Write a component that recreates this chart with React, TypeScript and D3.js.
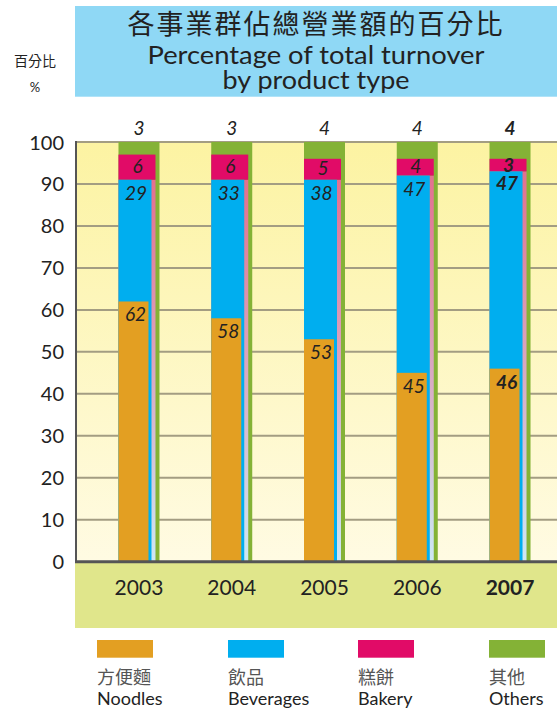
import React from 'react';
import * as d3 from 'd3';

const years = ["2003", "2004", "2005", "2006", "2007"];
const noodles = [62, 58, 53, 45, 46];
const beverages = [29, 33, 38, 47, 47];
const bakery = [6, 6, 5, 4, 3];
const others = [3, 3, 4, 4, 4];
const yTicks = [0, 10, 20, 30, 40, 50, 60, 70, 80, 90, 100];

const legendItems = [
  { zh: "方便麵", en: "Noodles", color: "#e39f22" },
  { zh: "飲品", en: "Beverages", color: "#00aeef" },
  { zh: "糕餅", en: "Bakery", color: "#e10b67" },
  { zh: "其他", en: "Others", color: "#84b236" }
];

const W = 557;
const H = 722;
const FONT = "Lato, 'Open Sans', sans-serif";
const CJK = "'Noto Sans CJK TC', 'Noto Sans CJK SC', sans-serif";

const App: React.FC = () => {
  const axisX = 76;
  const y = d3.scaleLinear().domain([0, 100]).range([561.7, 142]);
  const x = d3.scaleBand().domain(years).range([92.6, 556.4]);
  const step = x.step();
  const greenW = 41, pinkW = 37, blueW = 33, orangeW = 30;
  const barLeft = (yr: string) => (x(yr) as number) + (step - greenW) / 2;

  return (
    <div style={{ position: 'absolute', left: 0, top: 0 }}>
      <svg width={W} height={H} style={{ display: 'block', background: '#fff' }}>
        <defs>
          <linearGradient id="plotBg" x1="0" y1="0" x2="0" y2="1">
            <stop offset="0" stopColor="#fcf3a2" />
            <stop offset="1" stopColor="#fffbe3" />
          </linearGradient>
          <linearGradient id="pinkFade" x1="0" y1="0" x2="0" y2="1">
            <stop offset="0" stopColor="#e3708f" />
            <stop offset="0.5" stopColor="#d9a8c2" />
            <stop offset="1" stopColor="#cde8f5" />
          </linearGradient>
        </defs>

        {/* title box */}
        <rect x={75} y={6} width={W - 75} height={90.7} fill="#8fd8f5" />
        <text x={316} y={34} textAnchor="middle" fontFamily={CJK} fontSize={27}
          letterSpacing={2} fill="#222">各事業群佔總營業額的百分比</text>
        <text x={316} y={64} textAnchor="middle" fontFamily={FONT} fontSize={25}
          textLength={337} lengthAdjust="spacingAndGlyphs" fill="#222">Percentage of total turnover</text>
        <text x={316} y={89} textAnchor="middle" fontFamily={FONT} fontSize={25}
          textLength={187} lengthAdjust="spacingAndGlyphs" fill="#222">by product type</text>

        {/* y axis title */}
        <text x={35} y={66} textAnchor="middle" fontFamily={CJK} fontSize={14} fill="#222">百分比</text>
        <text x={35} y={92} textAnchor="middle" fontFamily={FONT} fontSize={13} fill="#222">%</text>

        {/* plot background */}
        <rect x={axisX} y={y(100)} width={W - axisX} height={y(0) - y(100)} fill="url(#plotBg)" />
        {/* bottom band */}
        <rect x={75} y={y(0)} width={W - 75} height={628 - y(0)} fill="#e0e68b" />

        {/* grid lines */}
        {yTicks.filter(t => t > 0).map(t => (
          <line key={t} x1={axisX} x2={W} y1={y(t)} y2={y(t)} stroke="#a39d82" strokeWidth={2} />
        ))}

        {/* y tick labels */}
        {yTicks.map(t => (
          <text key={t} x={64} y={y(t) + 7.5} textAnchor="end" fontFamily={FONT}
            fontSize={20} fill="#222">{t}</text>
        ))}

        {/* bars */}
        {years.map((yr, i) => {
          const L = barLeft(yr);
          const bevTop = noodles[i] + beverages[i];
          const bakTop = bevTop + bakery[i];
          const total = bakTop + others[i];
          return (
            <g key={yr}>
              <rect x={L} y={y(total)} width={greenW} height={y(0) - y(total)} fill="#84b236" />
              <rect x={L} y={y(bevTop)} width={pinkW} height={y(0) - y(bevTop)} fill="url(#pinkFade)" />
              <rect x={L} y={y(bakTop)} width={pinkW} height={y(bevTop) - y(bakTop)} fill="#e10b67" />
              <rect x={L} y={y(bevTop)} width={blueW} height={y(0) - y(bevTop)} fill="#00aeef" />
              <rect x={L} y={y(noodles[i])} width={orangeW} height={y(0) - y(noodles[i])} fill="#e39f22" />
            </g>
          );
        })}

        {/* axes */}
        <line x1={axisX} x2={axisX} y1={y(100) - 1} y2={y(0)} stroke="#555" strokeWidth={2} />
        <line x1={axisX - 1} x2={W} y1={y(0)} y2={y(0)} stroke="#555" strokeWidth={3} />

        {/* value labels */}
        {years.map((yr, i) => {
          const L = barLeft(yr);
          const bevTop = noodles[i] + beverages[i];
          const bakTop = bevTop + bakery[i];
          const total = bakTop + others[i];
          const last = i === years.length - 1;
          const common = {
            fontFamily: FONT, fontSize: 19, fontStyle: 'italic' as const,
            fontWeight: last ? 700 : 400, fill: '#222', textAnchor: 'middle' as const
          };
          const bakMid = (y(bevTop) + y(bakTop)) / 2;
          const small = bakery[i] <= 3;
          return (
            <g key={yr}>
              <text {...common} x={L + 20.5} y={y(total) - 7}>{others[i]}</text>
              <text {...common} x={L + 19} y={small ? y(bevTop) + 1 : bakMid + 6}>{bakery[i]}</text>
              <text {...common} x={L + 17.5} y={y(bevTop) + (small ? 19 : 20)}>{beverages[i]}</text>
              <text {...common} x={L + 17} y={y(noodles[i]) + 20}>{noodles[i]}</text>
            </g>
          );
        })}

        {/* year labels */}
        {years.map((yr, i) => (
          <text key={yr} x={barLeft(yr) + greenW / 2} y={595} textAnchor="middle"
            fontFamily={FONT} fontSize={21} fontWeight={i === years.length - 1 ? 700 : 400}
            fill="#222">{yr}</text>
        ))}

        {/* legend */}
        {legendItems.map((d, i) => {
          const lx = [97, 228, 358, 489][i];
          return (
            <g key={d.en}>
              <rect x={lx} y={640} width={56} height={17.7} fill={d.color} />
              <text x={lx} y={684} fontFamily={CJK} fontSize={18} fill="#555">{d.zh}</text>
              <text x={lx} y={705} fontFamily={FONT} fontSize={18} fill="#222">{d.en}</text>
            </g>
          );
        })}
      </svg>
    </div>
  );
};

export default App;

◇ ◇ ◇ ◇

* _Problem description_: Without the pictures, output the full listing exactly as it stands.

* _Complete output_:
Write a component that recreates this chart with React, TypeScript and D3.js.
import React from 'react';
import * as d3 from 'd3';

const years = ["2003", "2004", "2005", "2006", "2007"];
const noodles = [62, 58, 53, 45, 46];
const beverages = [29, 33, 38, 47, 47];
const bakery = [6, 6, 5, 4, 3];
const others = [3, 3, 4, 4, 4];
const yTicks = [0, 10, 20, 30, 40, 50, 60, 70, 80, 90, 100];

const legendItems = [
  { zh: "方便麵", en: "Noodles", color: "#e39f22" },
  { zh: "飲品", en: "Beverages", color: "#00aeef" },
  { zh: "糕餅", en: "Bakery", color: "#e10b67" },
  { zh: "其他", en: "Others", color: "#84b236" }
];

const W = 557;
const H = 722;
const FONT = "Lato, 'Open Sans', sans-serif";
const CJK = "'Noto Sans CJK TC', 'Noto Sans CJK SC', sans-serif";

const App: React.FC = () => {
  const axisX = 76;
  const y = d3.scaleLinear().domain([0, 100]).range([561.7, 142]);
  const x = d3.scaleBand().domain(years).range([92.6, 556.4]);
  const step = x.step();
  const greenW = 41, pinkW = 37, blueW = 33, orangeW = 30;
  const barLeft = (yr: string) => (x(yr) as number) + (step - greenW) / 2;

  return (
    <div style={{ position: 'absolute', left: 0, top: 0 }}>
      <svg width={W} height={H} style={{ display: 'block', background: '#fff' }}>
        <defs>
          <linearGradient id="plotBg" x1="0" y1="0" x2="0" y2="1">
            <stop offset="0" stopColor="#fcf3a2" />
            <stop offset="1" stopColor="#fffbe3" />
          </linearGradient>
          <linearGradient id="pinkFade" x1="0" y1="0" x2="0" y2="1">
            <stop offset="0" stopColor="#e3708f" />
            <stop offset="0.5" stopColor="#d9a8c2" />
            <stop offset="1" stopColor="#cde8f5" />
          </linearGradient>
        </defs>

        {/* title box */}
        <rect x={75} y={6} width={W - 75} height={90.7} fill="#8fd8f5" />
        <text x={316} y={34} textAnchor="middle" fontFamily={CJK} fontSize={27}
          letterSpacing={2} fill="#222">各事業群佔總營業額的百分比</text>
        <text x={316} y={64} textAnchor="middle" fontFamily={FONT} fontSize={25}
          textLength={337} lengthAdjust="spacingAndGlyphs" fill="#222">Percentage of total turnover</text>
        <text x={316} y={89} textAnchor="middle" fontFamily={FONT} fontSize={25}
          textLength={187} lengthAdjust="spacingAndGlyphs" fill="#222">by product type</text>

        {/* y axis title */}
        <text x={35} y={66} textAnchor="middle" fontFamily={CJK} fontSize={14} fill="#222">百分比</text>
        <text x={35} y={92} textAnchor="middle" fontFamily={FONT} fontSize={13} fill="#222">%</text>

        {/* plot background */}
        <rect x={axisX} y={y(100)} width={W - axisX} height={y(0) - y(100)} fill="url(#plotBg)" />
        {/* bottom band */}
        <rect x={75} y={y(0)} width={W - 75} height={628 - y(0)} fill="#e0e68b" />

        {/* grid lines */}
        {yTicks.filter(t => t > 0).map(t => (
          <line key={t} x1={axisX} x2={W} y1={y(t)} y2={y(t)} stroke="#a39d82" strokeWidth={2} />
        ))}

        {/* y tick labels */}
        {yTicks.map(t => (
          <text key={t} x={64} y={y(t) + 7.5} textAnchor="end" fontFamily={FONT}
            fontSize={20} fill="#222">{t}</text>
        ))}

        {/* bars */}
        {years.map((yr, i) => {
          const L = barLeft(yr);
          const bevTop = noodles[i] + beverages[i];
          const bakTop = bevTop + bakery[i];
          const total = bakTop + others[i];
          return (
            <g key={yr}>
              <rect x={L} y={y(total)} width={greenW} height={y(0) - y(total)} fill="#84b236" />
              <rect x={L} y={y(bevTop)} width={pinkW} height={y(0) - y(bevTop)} fill="url(#pinkFade)" />
              <rect x={L} y={y(bakTop)} width={pinkW} height={y(bevTop) - y(bakTop)} fill="#e10b67" />
              <rect x={L} y={y(bevTop)} width={blueW} height={y(0) - y(bevTop)} fill="#00aeef" />
              <rect x={L} y={y(noodles[i])} width={orangeW} height={y(0) - y(noodles[i])} fill="#e39f22" />
            </g>
          );
        })}

        {/* axes */}
        <line x1={axisX} x2={axisX} y1={y(100) - 1} y2={y(0)} stroke="#555" strokeWidth={2} />
        <line x1={axisX - 1} x2={W} y1={y(0)} y2={y(0)} stroke="#555" strokeWidth={3} />

        {/* value labels */}
        {years.map((yr, i) => {
          const L = barLeft(yr);
          const bevTop = noodles[i] + beverages[i];
          const bakTop = bevTop + bakery[i];
          const total = bakTop + others[i];
          const last = i === years.length - 1;
          const common = {
            fontFamily: FONT, fontSize: 19, fontStyle: 'italic' as const,
            fontWeight: last ? 700 : 400, fill: '#222', textAnchor: 'middle' as const
          };
          const bakMid = (y(bevTop) + y(bakTop)) / 2;
          const small = bakery[i] <= 3;
          return (
            <g key={yr}>
              <text {...common} x={L + 20.5} y={y(total) - 7}>{others[i]}</text>
              <text {...common} x={L + 19} y={small ? y(bevTop) + 1 : bakMid + 6}>{bakery[i]}</text>
              <text {...common} x={L + 17.5} y={y(bevTop) + (small ? 19 : 20)}>{beverages[i]}</text>
              <text {...common} x={L + 17} y={y(noodles[i]) + 20}>{noodles[i]}</text>
            </g>
          );
        })}

        {/* year labels */}
        {years.map((yr, i) => (
          <text key={yr} x={barLeft(yr) + greenW / 2} y={595} textAnchor="middle"
            fontFamily={FONT} fontSize={21} fontWeight={i === years.length - 1 ? 700 : 400}
            fill="#222">{yr}</text>
        ))}

        {/* legend */}
        {legendItems.map((d, i) => {
          const lx = [97, 228, 358, 489][i];
          return (
            <g key={d.en}>
              <rect x={lx} y={640} width={56} height={17.7} fill={d.color} />
              <text x={lx} y={684} fontFamily={CJK} fontSize={18} fill="#555">{d.zh}</text>
              <text x={lx} y={705} fontFamily={FONT} fontSize={18} fill="#222">{d.en}</text>
            </g>
          );
        })}
      </svg>
    </div>
  );
};

export default App;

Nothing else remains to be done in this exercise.